By Rittal on Jun 25, 2026 2:35:28 AM
As generative AI and high-performance computing continue to scale, the pressure on data centre infrastructure is no longer incremental, it’s exponential.
More compute is being deployed into the same physical footprint. Power densities are increasing. Expectations around efficiency, availability, and scalability are rising in parallel.
Cooling is no longer a supporting function. It is becoming a defining factor in how data centres are designed, expanded, and operated.
At the centre of this shift is Direct Liquid Cooling (DLC).
The Constraint Isn’t Just Cooling - It’s Space
Introducing higher cooling capacity has traditionally meant introducing more infrastructure into the data hall.
In practice, this creates a trade-off. Additional systems, whether in-row units, containment, or supplementary air cooling, occupy space that would otherwise be allocated to IT racks.
As density increases, that trade-off becomes more pronounced. Direct Liquid Cooling changes how that capacity is deployed.
Rather than concentrating infrastructure within the white or grey space depending on your setup, DLC enables core systems, such as Coolant Distribution Units (CDUs), manifolds, and distribution pipework, to be positioned externally in grey space areas like mechanical corridors and service zones.
Cooling is delivered directly to the rack, while the infrastructure that supports it is removed from the data hall environment. The result is the ability to introduce higher-density cooling without reducing available rack footprint.
Cooling at the Source
The shift to liquid cooling is driven by physics as much as infrastructure.
Air cooling is reaching its limits in high-density environments. Liquid, by contrast, has a significantly higher heat capacity. Direct Liquid Cooling leverages this by directing coolant to the point where heat is generated, at the chip level.
This approach allows greater thermal loads to be managed more efficiently, supporting the requirements of AI and HPC workloads where heat output is concentrated and continuous.
Integrating Into Existing Environments
For many facilities, the challenge is not building new capacity, but adapting what already exists.
Rittal’s Direct Liquid Cooling systems are designed to integrate into existing chilled water loops using liquid-to-liquid configurations. This allows new cooling capability to be introduced without the need for additional cooling towers or major plant infrastructure.
By working within the existing mechanical framework, implementation can be achieved without extensive structural modification, while also avoiding additional mechanical load on building systems.
At the same time, positioning infrastructure in grey space supports installation and maintenance without direct interaction with active IT environments.

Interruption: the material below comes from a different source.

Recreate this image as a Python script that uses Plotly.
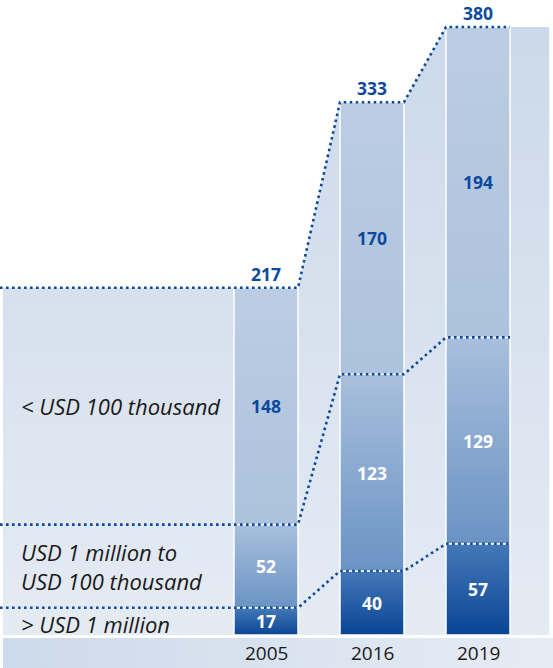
import plotly.graph_objects as go

# ---------------- data ----------------
years = ["2005", "2016", "2019"]
over_1m = [17, 40, 57]            # > USD 1 million
mid_100k_1m = [52, 123, 129]      # USD 1 million to USD 100 thousand
under_100k = [148, 170, 194]      # < USD 100 thousand
totals = [217, 333, 380]
segment_labels = ["> USD 1 million", "USD 1 million to<br>USD 100 thousand", "< USD 100 thousand"]

# ---------------- styling ----------------
FONT = "Open Sans"
DARK_BLUE = "#0c4a9c"
TEXT_DARK = "#1a1a1a"
HW = 0.302                  # half bar width (x units)
X_MIN, X_MAX = -2.5094, 2.7075
Y_MIN, Y_MAX = -20.625, 396.875

seg_scales = [
    [[0, "#0a4494"], [1, "#4479b8"]],   # bottom segment (bottom->top)
    [[0, "#6a93c4"], [1, "#a9bfdc"]],   # middle segment
    [[0, "#adc2dd"], [1, "#bccde3"]],   # top segment
]
seg_text_colors = ["white", "white", DARK_BLUE]

series = [over_1m, mid_100k_1m, under_100k]
n = len(years)
xs = list(range(n))

# cumulative levels
levels = [[0] * n]
for s in series:
    levels.append([levels[-1][i] + s[i] for i in range(n)])

fig = go.Figure()

# background shade under the outline of the totals
left_edge = X_MIN + 0.028
right_edge = xs[-1] + HW + 0.37
bx = [left_edge, xs[0] + HW]
by = [totals[0], totals[0]]
for i in range(1, n):
    bx += [xs[i] - HW, xs[i] + HW]
    by += [totals[i], totals[i]]
bx += [right_edge, right_edge, left_edge, left_edge]
by += [totals[-1], 0, 0, totals[0]]
fig.add_trace(go.Scatter(
    x=bx, y=by, mode="lines", fill="toself", line=dict(width=0),
    fillgradient=dict(type="vertical", start=0, stop=max(totals),
                      colorscale=[[0, "#e5ebf3"], [1, "#cbd9ea"]]),
    hoverinfo="skip"))

# axis band at bottom
band_top = -1.9
fig.add_trace(go.Scatter(
    x=[left_edge, X_MAX, X_MAX, left_edge, left_edge],
    y=[band_top, band_top, Y_MIN, Y_MIN, band_top],
    mode="lines", fill="toself", line=dict(width=0),
    fillgradient=dict(type="horizontal", start=left_edge, stop=X_MAX,
                      colorscale=[[0, "#cddaeb"], [1, "#e6ecf4"]]),
    hoverinfo="skip"))

# bar segments
for k in range(3):
    for i in range(n):
        y0, y1 = levels[k][i], levels[k + 1][i]
        x0, x1 = xs[i] - HW, xs[i] + HW
        fig.add_trace(go.Scatter(
            x=[x0, x1, x1, x0, x0], y=[y0, y0, y1, y1, y0],
            mode="lines", fill="toself",
            line=dict(color="white", width=1.5),
            fillgradient=dict(type="vertical", start=y0, stop=y1,
                              colorscale=seg_scales[k]),
            hoverinfo="skip"))

# dotted connector lines at each cumulative level
for k in range(1, 4):
    lx = [X_MIN, xs[0] + HW]
    ly = [levels[k][0], levels[k][0]]
    for i in range(1, n):
        lx += [xs[i] - HW, xs[i] + HW]
        ly += [levels[k][i], levels[k][i]]
    fig.add_trace(go.Scatter(
        x=lx, y=ly, mode="lines",
        line=dict(color=DARK_BLUE, width=2.6, dash="2.6px,3.4px"),
        hoverinfo="skip"))

annotations = []
# segment values
for k in range(3):
    for i in range(n):
        annotations.append(dict(
            x=xs[i], y=(levels[k][i] + levels[k + 1][i]) / 2,
            text=f"<b>{series[k][i]}</b>", showarrow=False,
            font=dict(family=FONT, size=17.5, color=seg_text_colors[k])))
# totals
for i in range(n):
    annotations.append(dict(
        x=xs[i], y=totals[i], yshift=14, text=f"<b>{totals[i]}</b>",
        showarrow=False, font=dict(family=FONT, size=17.5, color=DARK_BLUE)))
# segment names on the left (aligned with first bar's segments)
label_shift = [-3, 0, 0]
for k in range(3):
    annotations.append(dict(
        x=-2.33, y=(levels[k][0] + levels[k + 1][0]) / 2, yshift=label_shift[k],
        xanchor="left", align="left",
        text=f"<i>{segment_labels[k]}</i>", showarrow=False,
        font=dict(family=FONT, size=22, color=TEXT_DARK)))
# year labels
for i in range(n):
    annotations.append(dict(
        x=xs[i], y=(band_top + Y_MIN) / 2, text=years[i], showarrow=False,
        font=dict(family=FONT, size=19, color=TEXT_DARK)))

fig.update_layout(
    width=553, height=668,
    margin=dict(l=0, r=0, t=0, b=0),
    paper_bgcolor="white", plot_bgcolor="white",
    showlegend=False,
    xaxis=dict(range=[X_MIN, X_MAX], visible=False, fixedrange=True),
    yaxis=dict(range=[Y_MIN, Y_MAX], visible=False, fixedrange=True),
    annotations=annotations,
)

fig.write_html(
    "out.html",
    config={"displayModeBar": False},
    post_script="document.body.style.margin='0';document.body.style.overflow='hidden';",
)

Designed for Density, Built for Scale
As workloads increase, cooling systems must scale in step.
Rittal’s DLC portfolio is structured around a modular architecture, with solutions ranging from 70 kW through to 1 MW. This includes:
- Rear Door Heat Exchangers (70 kW) for rack-level cooling
- In-Rack CDUs (150 kW) for targeted deployments
- In-Row CDUs (up to 1 MW) for high-density environments
This modular approach allows capacity to be introduced incrementally, aligning with demand rather than requiring full-scale infrastructure changes upfront.
Reliability in Live Environments
In high-availability data centres, system design must account for continuous operation.
Rittal’s Direct Liquid Cooling systems incorporate redundancy through configurations such as N+1 pump arrangements, ensuring cooling capacity is maintained in the event of a component failure. Hot-swappable components allow critical elements, such as pumps, sensors, and controllers, to be replaced while the system remains operational. This enables maintenance without downtime and supports consistent cooling performance in environments where interruption is not an option.
Additional features, including leak monitoring and integrated control systems, further support long-term operational reliability.
A Platform for AI Infrastructure
Beyond individual components, Direct Liquid Cooling is increasingly being deployed as part of a broader platform approach.
Rittal’s solutions are designed to align with OCP architectures, supporting standardisation across data centre environments. This includes integrated power distribution via DC busbar systems and configurable manifold designs for efficient coolant distribution.
The result is a system that supports not just cooling, but the broader requirements of hyperscale and AI infrastructure, efficiency, scalability, and repeatability.
Rethinking How Capacity Is Delivered
As AI workloads continue to drive density, the challenge is no longer simply how to remove heat. It is how to do so within the constraints of existing environments, without compromising available IT capacity.
Direct Liquid Cooling addresses both.
By removing supporting infrastructure from the data hall and relocating it into grey space, DLC allows cooling capacity to scale without encroaching on white or grey space, depending on your setup. At the same time, its ability to integrate with existing systems and operate within live environments makes it suited to both new builds and retrofit scenarios.
In this context, cooling is no longer just a technical requirement. It is a key enabler of how data centres grow, adapt, and remain viable in the face of increasing demand.